Eh..Agree, China is the main threat, not Russia albeit this would not be the case in a major nuclear exchange.
Russia's big ace is nuclear weapons and the threat of them. If they use them, they don't have that ace any more. Russia's delivery systems are not effective against peers, and gets weaker every day. IMO the latest threat Russia is that it will collapse into a dozen states and criminal syndicates and warlords. Post Putin, who knows what Russia will be doing, but as in the War in Ukraine, its not impossible for some one to attempt a thunderrun into Moscow.
US planning is a bit all over the place at the moment. In a world where US think tanks have the US losing half its air force and half its navy in an exchange in the first year of conflict, Guam wiped off the map, buffer zones I'm not sure are what they used to be. Ultimately, a border is a border. If you are talking about at what point does the US go into full combat mode against China, I'm not sure a electronic attack, drone strike, crashing a civilian airliner, strike on targets in Canada counts for that. Particularly if its unintentional or ambiguous, which is the type of conflict the Chinese are genuine masters at.As for drones, they are a threat but what can they really threaten at present? The majority of Canadian infrastructure and population is within 100 miles of the US border with a major portion of this along the Windsor Quebec City corridor. All of this is below the region where the buffer zone is. I doubt US anti-missile defence assets will be held back to 100 miles north of the border . Same applies to the West coast.
Also you have the US doing what ever its doing, in that airspace, particularly if its unpatrolled. Particularly if its in an existential conventional armed fight against a peer power.
Take the Chinese spy balloon, will Canada attack the US if the US shoots down the spy balloon in Canadian airspace over a Canadian city? Hyperbolic drama, but we should be aware of the frayed edges of conflict and grey zone type operations, not just a land invasion by zombie soviet Russia like some game of thrown whitewaker season 5 GoT episode.. Which again is hyperbolic and unrealistic.
Drones can fly a thousand plus miles, particularly with favourable weather conditions and air currents. Much of the drones being used in Ukraine and middle east, rely on parts from China. I don't think it should be underestimated what a conflict with China would look like.

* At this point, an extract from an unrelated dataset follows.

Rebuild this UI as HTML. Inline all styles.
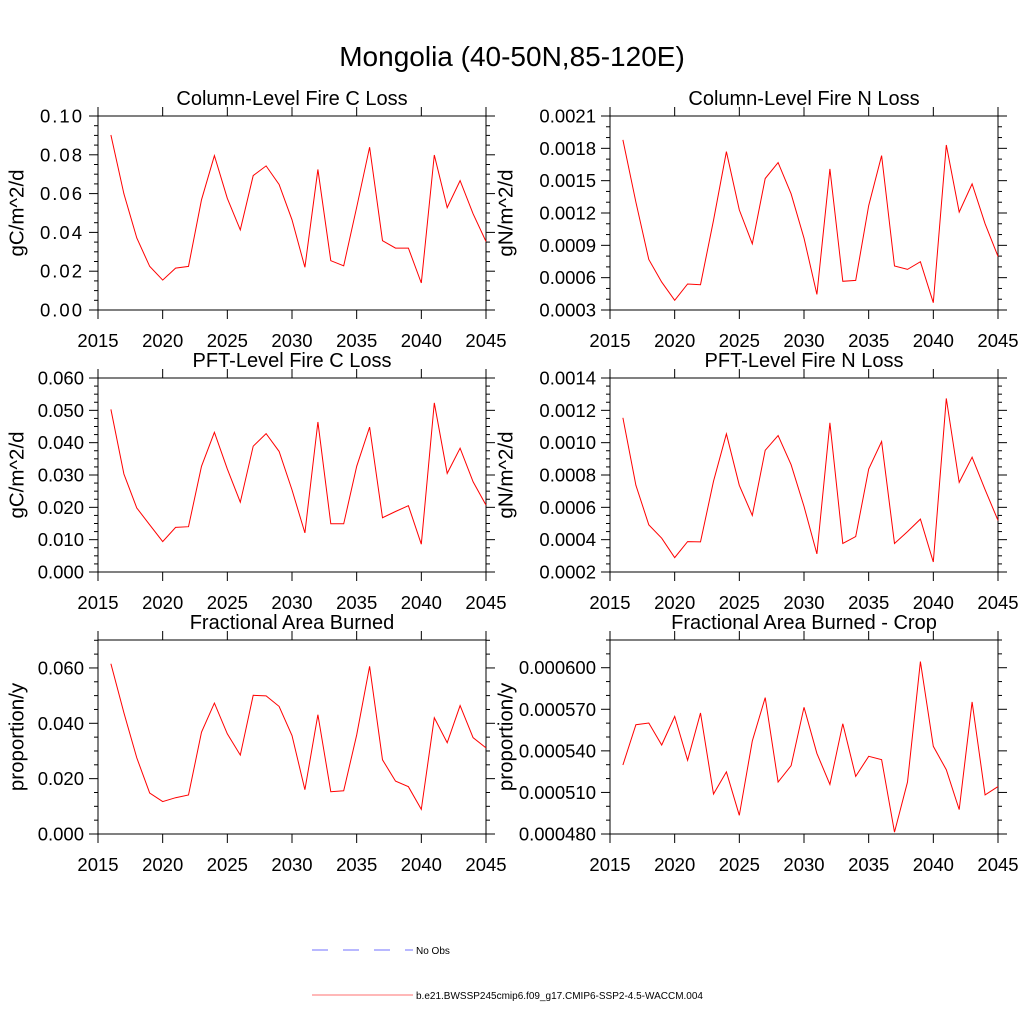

They can build so many drones as to blot out the sun. We aren't talking quad copters your kid flies. But large transnational fliers perhaps up to a ton or larger.Given the distances involved, attacking with land based long range missiles or drones seems unlikely at present. Naval strikes seem more feasible, especially via submarines.
Take something like a Bayraktar, can fly 4000km easily. Turkey has built 600 of them. China has something similar called Wingloon (I, II and III) and CH5. Ch5 has like a 10,000km range.
There are more than 100 Chinese military drone manufacturers. Not 100 drones, 100 drone manufacturers.
How China became the world’s leading exporter of combat drones
Cheap, ‘good enough’ Chinese armed drones dominating world market amid US export controls, analysts say.
www.aljazeera.com
A north Pole mostly ice free will open the north pole to Chinese Fishing vessels, coast guard and navy. Canada can't stop them from just taking all the fish in the North Sea.
They can't take out a thousand drone per deployments. You will need E7 flying around them to have situational awareness, within Canadian air space and EEZ.P-8s and CSCs hopefully will address this somewhat.
Sounds almost borderline inappropriate, particularly if taken out of context. IMO most Chinese migrants are lovely genuine people, trying to get space away from the issues in China.A bigger threat is the thousands of Chinese immigrants out of the 1-2 million that have not been properly vetted by junior’s government.
However, China certainly targets their diaspora. As well as local people. You have a very large, very rich, very powerful state, very familiar with soviet style control/influence. So things like Chinese Police stations in western Countries, hijacked cultural groups, Chinese funded institutes, Chinese funded businesses and technologies are definitely a thing. CCP has shown they can infiltrate Western countries and turn previously very loyal and people with no other connection to China, via various methods. Propaganda and soft power influence as well.
Or China, can just out right buy companies, resources, ports, media, etc. China isn't a bunch of poor Russian soviets and turnip farmers from the 1960s. They have near endless money. In fact they may have so much as to break global capitalism as a concept, which is another threat, which maybe even the Chinese themselves cannot stop.
But this is beyond the scope of this thread dealing with the Air Force. We should keep to the very real topic of air force.
But there are totally here and now threats from China and other state actors that Canada should consider. Throwing a F-35 into that battlespace with no situational awareness changes nothing. Systems of systems and all that jazz.
Drones aren't the total solution either, Australia has drones, we have Triton. The US has lots of drones. Uk has drones. Korea has drones. Turkey has drones. That isn't the same as a E7.